Stride Length Impacts on Sagittal Knee Biomechanics in Flat Ground Baseball Pitching

Abstract

Coordinated lower extremity biomechanics are altered in response to changes in stride length, influencing the kinetic chain that potentially induces compensatory throwing mechanics throughout the baseball pitching cycle. The respective sagittal knee dynamic profiles, for both the stride (lead) and drive (trail) leg, were analyzed during flat ground baseball pitching to determine whether the stride length variation elicits compensatory drive and stride leg knee joint kinematics, kinetics, and joint powers.
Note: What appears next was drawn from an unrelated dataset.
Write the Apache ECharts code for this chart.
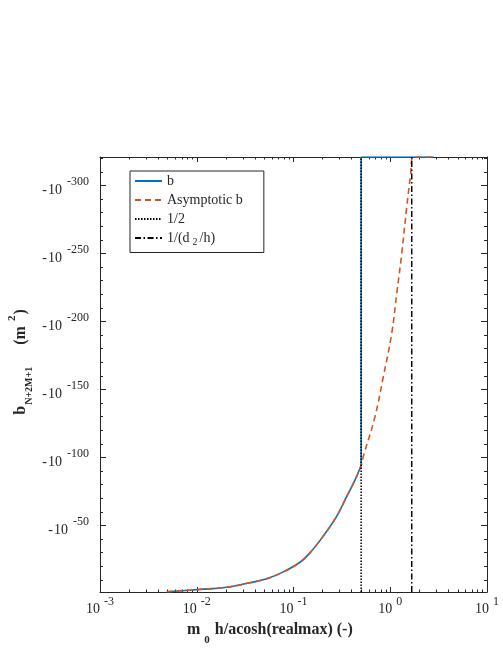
<!DOCTYPE html>
<html>
<head>
<meta charset="utf-8">
<script src="https://cdn.jsdelivr.net/npm/echarts@6/dist/echarts.min.js"></script>
<style>
  html, body { margin: 0; padding: 0; background: #fff; }
  #main { width: 503px; height: 653px; }
</style>
</head>
<body>
<div id="main"></div>
<script>
// x = m0 h/acosh(realmax), y = exponent e of b = -10^e
var bX = [0.0049, 0.0108, 0.0204, 0.0355, 0.0528, 0.0785, 0.1167, 0.148, 0.202, 0.279, 0.355, 0.433, 0.5, 0.5, 2.8];
var bExp = [-1.2, -2.9, -4.5, -7.8, -10.7, -15.8, -22.9, -29.8, -41.9, -56.6, -71.3, -83.5, -94, -321, -321];
var asymX = [0.0049, 0.0108, 0.0204, 0.0355, 0.0528, 0.0785, 0.1167, 0.148, 0.202, 0.279, 0.355, 0.433, 0.5, 0.526, 0.695, 0.847, 1.035, 1.166, 1.313, 1.479, 1.625, 1.72, 2.8];
var asymExp = [-1.2, -2.9, -4.5, -7.8, -10.7, -15.8, -22.9, -29.8, -41.9, -56.6, -71.3, -83.5, -94, -100.6, -129.9, -159.2, -191.1, -220.4, -249.7, -283.9, -308.4, -321, -321];
var halfX = 0.5;
var d2X = 1.667;

var yMin = -321, yMax = -1;
var yMajor = [-50, -100, -150, -200, -250, -300];
var yMinor = [-10, -20, -30, -40, -60, -70, -80, -90, -110, -120, -130, -140, -160, -170, -180, -190,
              -210, -220, -230, -240, -260, -270, -280, -290, -310, -320];
var xMajor = [0.001, 0.01, 0.1, 1, 10];
var xMinor = [];
[0.001, 0.01, 0.1, 1].forEach(function (d) {
  for (var k = 2; k <= 9; k++) xMinor.push(+(k * d).toPrecision(3));
});

var ink = '#262626';
var serif = 'Liberation Serif';
var jump = 12; // index where b leaves the curve and jumps to the floor

function pairs(xs, ys) {
  return xs.map(function (x, i) { return [x, ys[i]]; });
}

function xAx(pos, ticks, len, withLabel, withLine) {
  return {
    type: 'log', logBase: 10, position: pos, min: 0.001, max: 10,
    axisLine: { show: withLine, onZero: false, lineStyle: { color: ink, width: 1 } },
    axisTick: { show: true, inside: true, length: len, customValues: ticks, lineStyle: { color: ink } },
    axisLabel: {
      show: withLabel, customValues: ticks, margin: 2,
      formatter: function (v) { return '{b|10}{s|' + Math.round(Math.log10(v)) + '}'; },
      rich: {
        b: { fontFamily: serif, fontSize: 14, color: ink, padding: [8, 0, 0, 0] },
        s: { fontFamily: serif, fontSize: 12, color: ink, padding: [0, 0, 7, 4] }
      }
    },
    splitLine: { show: false },
    minorTick: { show: false }
  };
}

function yAx(pos, ticks, len, withLabel, withLine) {
  return {
    type: 'value', position: pos, inverse: true, min: yMin, max: yMax,
    axisLine: { show: withLine, onZero: false, lineStyle: { color: ink, width: 1 } },
    axisTick: { show: true, inside: true, length: len, customValues: ticks, lineStyle: { color: ink } },
    axisLabel: {
      show: withLabel, customValues: ticks, margin: 11,
      formatter: function (v) { return '{m|-}{b|10}{s|' + v + '}'; },
      rich: {
        m: { fontFamily: serif, fontSize: 14, color: ink, padding: [10, 1, 0, 0] },
        b: { fontFamily: serif, fontSize: 14, color: ink, padding: [10, 0, 0, 0] },
        s: { fontFamily: serif, fontSize: 12, color: ink, padding: [0, 0, 7, 5] }
      }
    },
    splitLine: { show: false }
  };
}

var chart = echarts.init(document.getElementById('main'));
chart.setOption({
  animation: false,
  backgroundColor: '#fff',
  grid: { left: 100, right: 16, top: 157, bottom: 61 },
  xAxis: [
    xAx('bottom', xMajor, 5, true, true),
    xAx('bottom', xMinor, 2.5, false, false),
    xAx('top', xMajor, 5, false, true),
    xAx('top', xMinor, 2.5, false, false)
  ],
  yAxis: [
    yAx('left', yMajor, 6, true, true),
    yAx('left', yMinor, 3, false, false),
    yAx('right', yMajor, 6, false, true),
    yAx('right', yMinor, 3, false, false)
  ],
  legend: {
    orient: 'vertical', left: 130, top: 171,
    itemWidth: 27, itemHeight: 10, itemGap: 5,
    padding: [3, 21, 5, 4],
    borderColor: ink, borderWidth: 1, backgroundColor: '#fff',
    itemStyle: { opacity: 0 },
    textStyle: {
      fontFamily: serif, fontSize: 14, color: ink,
      rich: { sub: { fontFamily: serif, fontSize: 10, color: ink, padding: [9, 2, 0, 3] } }
    },
    formatter: function (name) {
      return name === '1/(d2/h)' ? '1/(d{sub|2}/h)' : name;
    },
    data: ['b', 'Asymptotic b', '1/2', '1/(d2/h)']
  },
  series: [
    {
      name: 'b', type: 'line', symbol: 'none', smooth: 0.4,
      data: pairs(bX.slice(0, jump + 1), bExp.slice(0, jump + 1)),
      lineStyle: { color: '#0072BD', width: 1.6 },
      itemStyle: { color: '#0072BD' }
    },
    {
      name: 'b', type: 'line', symbol: 'none',
      data: pairs(bX.slice(jump), bExp.slice(jump)),
      lineStyle: { color: '#0072BD', width: 1.6 },
      itemStyle: { color: '#0072BD' }
    },
    {
      name: 'Asymptotic b', type: 'line', symbol: 'none', smooth: 0.4,
      data: pairs(asymX, asymExp),
      lineStyle: { color: '#D95319', width: 1.6, type: [6, 4] },
      itemStyle: { color: '#D95319' }
    },
    {
      name: '1/2', type: 'line', symbol: 'none',
      data: [[halfX, yMax], [halfX, yMin]],
      lineStyle: { color: '#000', width: 1.5, type: [1.5, 1.5] },
      itemStyle: { color: '#000' }
    },
    {
      name: '1/(d2/h)', type: 'line', symbol: 'none',
      data: [[d2X, yMax], [d2X, yMin]],
      lineStyle: { color: '#000', width: 1.5, type: [6, 2.5, 1.5, 2.5] },
      itemStyle: { color: '#000' }
    }
  ],
  graphic: [
    {
      type: 'text', left: 187, top: 622,
      style: {
        text: '{a|m}{sub|0}{a| h/acosh(realmax) (-)}',
        rich: {
          a: { fontFamily: serif, fontSize: 16, fontWeight: 'bold', fill: ink },
          sub: { fontFamily: serif, fontSize: 11, fontWeight: 'bold', fill: ink, padding: [21, 1, 0, 4] }
        }
      }
    },
    {
      type: 'text', x: 21, y: 362, rotation: Math.PI / 2,
      style: {
        text: '{a|b}{sub|N+2M+1}{a|(m}{sup|2}{a|)}',
        align: 'center', verticalAlign: 'middle',
        rich: {
          a: { fontFamily: serif, fontSize: 16, fontWeight: 'bold', fill: ink },
          sub: { fontFamily: serif, fontSize: 10, fontWeight: 'bold', fill: ink, padding: [16, 22, 0, 1] },
          sup: { fontFamily: serif, fontSize: 11, fontWeight: 'bold', fill: ink, padding: [0, 1, 18, 5] }
        }
      }
    }
  ]
});
</script>
</body>
</html>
Using a randomized cross-over design, a cohort of 19 healthy skilled competitive pitchers from collegiate and high school travel programs from across Western New York were assigned to throw 2 simulated 80 pitch games at ±25% of their desired stride length. An integrated motion capture system with two force plates and a radar gun tracked each throw. Pairwise comparisons at hallmark events and phases identified significantly different sagittal knee dynamics for both the drive and stride leg between the stride length conditions. During the acceleration phase, the drive knee moments between the stride length conditions demonstrated differences in power generation and absorption. Longer strides allowed for greater knee propulsion dynamics, exemplified by eccentric drive knee extensor moments with a concomitant power absorption that slowed the rate of drive knee flexion (p ≤ 0.001). Conversely, shorter strides generated power through concentric knee flexor moments that increased the rate of drive knee flexion (p ≤ 0.001). Stride knee extensor moments and power generation during the acceleration phase were also significantly higher with shorter strides (p ≤ 0.05). Adapted knee joint dynamics may offer insights into stride length optimization, training, and injury prevention strategies.